Craftax: A Lightning-Fast Benchmark for Open-Ended Reinforcement Learning
Michael Matthews, Michael Beukman, Benjamin Ellis, Mikayel Samvelyan, Matthew Jackson, Samuel Coward, Jakob Foerster
TL;DR
Craftax tackles the bottleneck of slow, open-ended reinforcement learning benchmarks by delivering a fast, GPU-accelerated, JAX-based environment that preserves open-ended dynamics. By reimplementing Crafter as Craftax-Classic and adding NetHack-inspired mechanics to form Craftax, the authors demonstrate substantial speedups and provide two symbolic-observation benchmarks (Craftax-1B and Craftax-1M) to study long-horizon exploration under moderate compute. Through extensive experiments with PPO-based baselines, intrinsic rewards, and UED methods, the work reveals that current approaches struggle on Craftax, underscoring the benchmark's difficulty and utility for investigating exploration, continual learning, and generalization. Overall, Craftax offers a practical, scalable platform for advancing open-ended RL research, enabling rapid iteration and deeper evaluation of long-horizon, adaptive decision-making under real-world compute constraints.
Abstract
Benchmarks play a crucial role in the development and analysis of reinforcement learning (RL) algorithms.

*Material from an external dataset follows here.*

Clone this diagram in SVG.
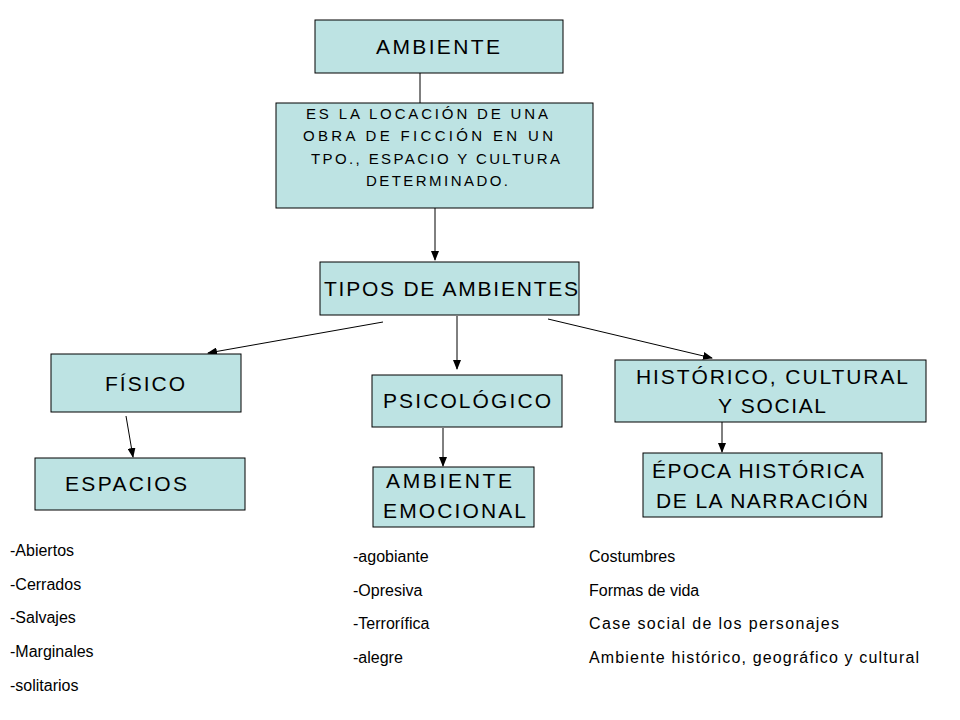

We identify that existing benchmarks used for research into open-ended learning fall into one of two categories. Either they are too slow for meaningful research to be performed without enormous computational resources, like Crafter, NetHack and Minecraft, or they are not complex enough to pose a significant challenge, like Minigrid and Procgen. To remedy this, we first present Craftax-Classic: a ground-up rewrite of Crafter in JAX that runs up to 250x faster than the Python-native original. A run of PPO using 1 billion environment interactions finishes in under an hour using only a single GPU and averages 90% of the optimal reward. To provide a more compelling challenge we present the main Craftax benchmark, a significant extension of the Crafter mechanics with elements inspired from NetHack. Solving Craftax requires deep exploration, long term planning and memory, as well as continual adaptation to novel situations as more of the world is discovered. We show that existing methods including global and episodic exploration, as well as unsupervised environment design fail to make material progress on the benchmark. We believe that Craftax can for the first time allow researchers to experiment in a complex, open-ended environment with limited computational resources.